Difficile fare previsioni sui tempi in cui si potrà procedere a ripulire l’area, oggi sorta di discarica a cielo aperto, sulla quale sorgeva la baraccopoli. E che dopo andrà anche bonificata, considerato l’amianto contenuto nelle lastre di eternit utilizzate dai migranti per costruire le baracche abusive andate a fuoco nei tanti roghi che si sono sviluppati nel ghetto, nei quali solo nel 2018 sono morte tre persone.
Al Municipio hanno calcolato che per raccogliere e smaltire i rifiuti depositati nell’area servono 367.000 euro, “al netto della bonifica”.
Al Ministero dell’interno ne hanno messi a disposizione 350.000: come si fa? Si riuscirà a realizzare l’intervento?
“Con i ribassi potremmo anche farcela – risponde Tripodi – e comunque presentando la rendicontazione magari riusciamo ad ottenere anche altri fondi”.
Tra le voci da inserire nell’elenco da inviare al Viminale anche 40.000 euro impiegati per pagare le ruspe inviate dall’esercito per abbattere le baracche, “le ruspe tanto care a Salvini”, commenta Tripodi, che per ripulire l’area dell’ex ghetto dai rifiuti lasciati dopo lo sgombero, confida nelle legge “Sblocca cantieri”, “pur ritenendola una norma ripugnante, pensata dai leghisti per accarezzare gli interessi del loro elettorato, potrebbe permetterci di agire più rapidamente”.
La questione migranti a San Ferdinando è tutt’altro che risolta. Tanti che prima avevano trovato riparo nell’ex ghetto sgomberato sono stati accolti nella tendopoli che sorge dirimpetto, a circa 150 metri. Allestita nell’agosto 2017, dal Comune in sinergia con Prefettura, Questura e Regione Calabria, “doveva rappresentare una soluzione temporanea, una risposta di civiltà allo spettacolo indecoroso della baraccopoli”, tiene a precisare il sindaco. E invece oggi anch’essa “presenta molte criticità ”.

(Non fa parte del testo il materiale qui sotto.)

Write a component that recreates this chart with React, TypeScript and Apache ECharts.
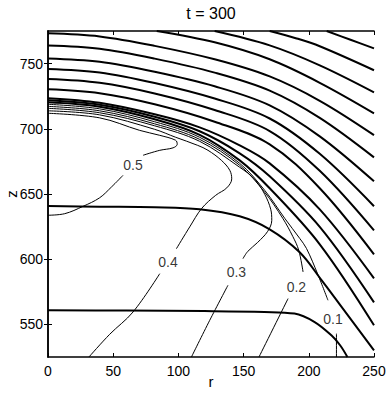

Dentro e fuori dal recinto che ne delimita il perimetro, allargatosi rispetto a quello originario.
“Il clima umano, collaborativo e sorridente, che c’era all’inizio si è gradualmente degradato e nella struttura è diventato meno agevole far rispettare le regole”, spiega Tripodi.
Il risultato è che la convivenza, a San Ferdinando e dintorni, si è fatta più difficile “e non posso certo aspettarmi risposte organiche e articolate da questo Governo, che ha sentimenti xenofobi ispirati da darwinismo della sazietà e dell’esclusione”, va avanti il sindaco, che non nasconde “la repulsione e la ripugnanza culturale, noi figli e portatori dell’umanesimo mediterraneo, quando sento ripetere “Prima gli italiani”.
Tripodi consegna l’intenzione di “superare gradualmente la tendopoli” in direzione dell’alloggiamento diffuso attraverso l’apertura delle case sfitte – soluzione indicata da molti tra istituzioni, sindacati e associazioni – “ma anche per questo devono essere garantiti lavoro e produttività , al riparo da umoralità xenofobe. Questa è una realtà contadina, accanto a tanta generosità ci sono anche sentimenti di esclusione”, precisa il sindaco.
Convinto che la presenza dei migranti avrebbe potuto tradursi nell’occasione per pianificare, “finalmente”, lo sviluppo dell’area sulla base delle potenzialità del territorio mettendo al centro il tema del lavoro. L’opportunità è andata sprecata. E la situazione si fa via via più critica.
Per questo “dobbiamo creare sinergie che ci consentano di modificare una realtà difficile” sulla quale si addensa anche quella che Tripodi definisce “la nebulosa opprimente” della mafia. Di qui l’appello a Salvini e al Governo: “Affrancate questo territorio dalle presenze mafiose e vedrete le possibilità che si libereranno”
E intanto c’è da rimuovere i rifiuti dell’ex baraccopoli.